For anyone concerned about osteoporosis (and that should include most people over 50), this is a meaningful factor. Swimming is excellent exercise, but it doesn’t protect your bones the way walking does.
Cardiovascular Fitness
Both exercises improve cardiovascular health. Swimming has a slight edge for building aerobic fitness because it engages more muscle groups simultaneously (arms, legs, core, and back) and can achieve higher sustained heart rates. Brisk walking is effective for cardiovascular health but works primarily the lower body.
For most people whose goal is general heart health rather than peak aerobic performance, both exercises comfortably exceed the threshold for cardiovascular benefit. Walking for 30 minutes most days easily meets the 150-minute-per-week guideline. So does swimming three times a week for 30 to 40 minutes.
Accessibility and Practicality
This is where walking pulls ahead decisively. Walking requires nothing but shoes. You can do it anywhere, at any time, in any weather (with appropriate clothing), and at a moment’s notice.
Swimming requires a pool. That means a gym membership or access to a public pool, travel time to get there, changing clothes, dealing with chlorine, showering afterwards, and working around pool schedules. For many people, these logistical barriers mean that swimming happens less often than they’d like, regardless of their intentions.
The total time commitment is worth comparing. A 30-minute walk takes 30 minutes. A 30-minute swim takes 30 minutes of swimming plus 15 to 20 minutes of travel, 10 minutes of changing, and 10 minutes of showering. The effective time investment is an hour or more for what was supposed to be a half-hour workout.
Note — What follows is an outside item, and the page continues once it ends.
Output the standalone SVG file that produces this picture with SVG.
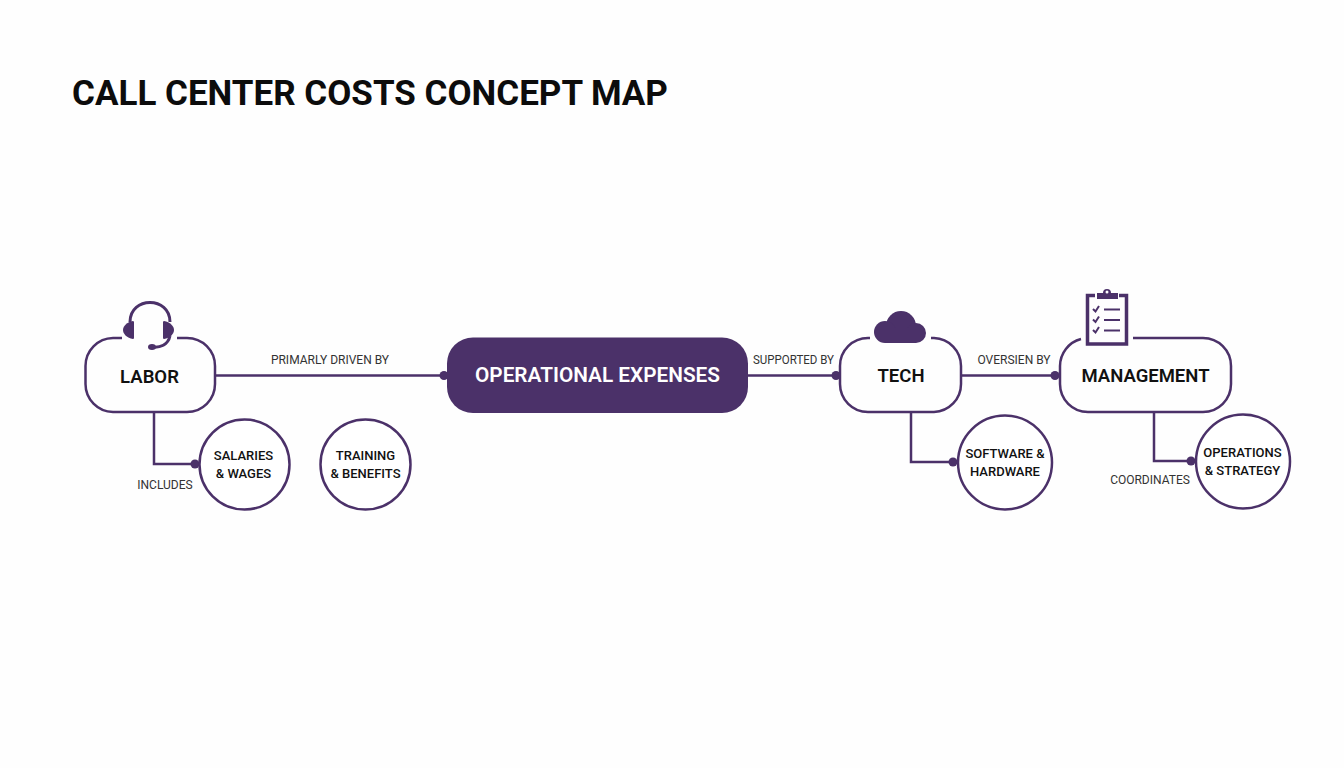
<svg xmlns="http://www.w3.org/2000/svg" width="1344" height="768" viewBox="0 0 1344 768">
<style>
text{font-family:Roboto,"Liberation Sans",sans-serif;text-anchor:middle}
.box{fill:none;stroke:#4b3169;stroke-width:2.5}
.c{fill:#fff;stroke:#4b3169;stroke-width:2.5}
.l{fill:none;stroke:#4b3169;stroke-width:2.5}
.d{fill:#4b3169}
.n{font-size:18.500px;font-weight:600;fill:#111}
.s{font-size:13px;font-weight:500;fill:#111}
.e{font-size:12px;fill:#333}
.ic{fill:none;stroke:#4b3169;stroke-width:3}
</style>
<rect width="1344" height="768" fill="#fefefe"/>
<text x="370" y="105" style="font-size:35px;font-weight:700;fill:#0c0c0c">CALL CENTER COSTS CONCEPT MAP</text>
<g id="connectors">
<path class="l" d="M215 375.500H444"/><circle class="d" cx="444" cy="375.500" r="4.500"/>
<path class="l" d="M748 375.500H836"/><circle class="d" cx="836" cy="375.500" r="4.500"/>
<path class="l" d="M961 375.500H1055"/><circle class="d" cx="1055" cy="375.500" r="4.500"/>
<path class="l" d="M154 412V464H195"/><circle class="d" cx="195" cy="464" r="4.500"/>
<path class="l" d="M911 412V462H953"/><circle class="d" cx="953" cy="462" r="4.500"/>
<path class="l" d="M1154 412V461H1191"/><circle class="d" cx="1191" cy="461" r="4.500"/>
<text class="e" x="330" y="364">PRIMARLY DRIVEN BY</text>
<text class="e" x="793.500" y="364" textLength="81" lengthAdjust="spacingAndGlyphs">SUPPORTED BY</text>
<text class="e" x="1014" y="364">OVERSIEN BY</text>
<text class="e" x="165" y="489">INCLUDES</text>
<text class="e" x="1150" y="484">COORDINATES</text>
</g>
<g id="labor">
<path class="box" d="M122 338H113A28 28 0 0 0 85.500 366V384A28 28 0 0 0 113 412H187A28 28 0 0 0 215 384V366A28 28 0 0 0 187 338H177"/>
<path class="ic" d="M130 322C130 296 170 296 170 322M170 336C168 345 160 348 152 347"/>
<path class="d" d="M133 321C127 322 123 326 123 330C123 334 127 338 133 339C134 339 134 338 134 337V323C134 322 134 321 133 321Z"/>
<path class="d" d="M164 321C170 322 174 326 174 330C174 334 170 338 164 339C163 339 163 338 163 337V323C163 322 163 321 164 321Z"/>
<ellipse class="d" cx="152" cy="347" rx="4" ry="3"/>
<text class="n" x="149.500" y="383">LABOR</text>
</g>
<g id="salaries"><circle class="c" cx="244.500" cy="464.500" r="45"/>
<text class="s" x="243.500" y="460">SALARIES</text><text class="s" x="243.500" y="478">&amp; WAGES</text></g>
<g id="training"><circle class="c" cx="365.500" cy="464.500" r="45"/>
<text class="s" x="365.500" y="460">TRAINING</text><text class="s" x="365.500" y="478">&amp; BENEFITS</text></g>
<g id="operational-expenses"><rect x="447" y="337.500" width="301" height="75.500" rx="26" class="d"/>
<text x="597.500" y="382" style="font-size:20px;font-weight:600;fill:#fff" textLength="245" lengthAdjust="spacingAndGlyphs">OPERATIONAL EXPENSES</text></g>
<g id="tech">
<path class="box" d="M870 338H868A28 28 0 0 0 840 366V384A28 28 0 0 0 868 412H934A28 28 0 0 0 961 384V366A28 28 0 0 0 934 338H931"/>
<g class="d"><circle cx="901" cy="326" r="15"/><circle cx="885" cy="332" r="11"/><circle cx="916" cy="333" r="10"/><rect x="885" y="328" width="31" height="15"/></g>
<text class="n" x="901" y="382">TECH</text>
</g>
<g id="software"><circle class="c" cx="1005" cy="462.500" r="47"/>
<text class="s" x="1005" y="458">SOFTWARE &amp;</text><text class="s" x="1005" y="476">HARDWARE</text></g>
<g id="management">
<path class="box" d="M1081 339A28 28 0 0 0 1060 366V384A28 28 0 0 0 1088 412H1203A28 28 0 0 0 1231 384V366A28 28 0 0 0 1203 338H1133"/>
<path class="ic" style="stroke-width:3.500" d="M1095 295.500H1087.500V344H1126.500V295.500H1119"/>
<path class="d" d="M1097 299H1118V293H1111A4 4 0 0 0 1103 293H1097Z"/>
<circle cx="1107" cy="292" r="1.500" fill="#fff"/>
<path fill="none" stroke="#4b3169" stroke-width="2" d="M1093 309L1095.500 311.500L1099 306M1093 319.500L1095.500 322L1099 316.500M1093 330L1095.500 332.500L1099 327M1104 309.500H1120M1104 320H1120M1104 330.500H1120"/>
<text class="n" x="1145.500" y="382">MANAGEMENT</text>
</g>
<g id="operations"><circle class="c" cx="1243" cy="461.500" r="47"/>
<text class="s" x="1242.500" y="457">OPERATIONS</text><text class="s" x="1242.500" y="475">&amp; STRATEGY</text></g>
</svg>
Use the walking time calculator to see how a 30-minute walk fits into your day. You can walk out your door, walk for 15 minutes in one direction, turn around, and be home in 30 minutes with zero preparation or cleanup.
Mental Health
Both exercises reduce stress, anxiety, and depressive symptoms. Walking has a mild edge for mood improvement in some studies, possibly because it typically happens outdoors (exposure to nature and daylight are independently beneficial for mental health) and because it’s easy to make social (walking with others).
Swimming offers a sensory experience that many people find uniquely calming: the feeling of weightlessness, the rhythmic sound of water, and the meditative quality of repetitive strokes. For some people, this makes swimming a more effective stress reliever than walking.
The honest answer is that whichever exercise you find more enjoyable will produce better mental health outcomes, because you’ll do it more consistently.
Who Should Choose What
Swimming is the better choice if you have severe joint problems that make walking painful, if you’re recovering from a lower-body injury, if you’re significantly overweight and joint loading is a concern, or if you simply love the water and will swim consistently.
Walking is the better choice if you value convenience and minimal barriers, if bone density is a concern, if you prefer outdoor exercise, if your joints tolerate it comfortably, or if you need an exercise you can do every day without planning.
Doing both is the best choice. Walking provides the bone density and daily accessibility that swimming lacks. Swimming provides the full-body conditioning and joint-sparing intensity that walking can’t match. Three to four days of walking plus two days of swimming covers an enormous range of health benefits.
If you’re currently doing neither, start with whichever one you’ll actually do. For most people, the lower barrier to entry makes walking the easier starting point. A one-mile walk takes 15 to 20 minutes and can happen today, right now, without any planning. The pool will still be there when you’re ready to add it.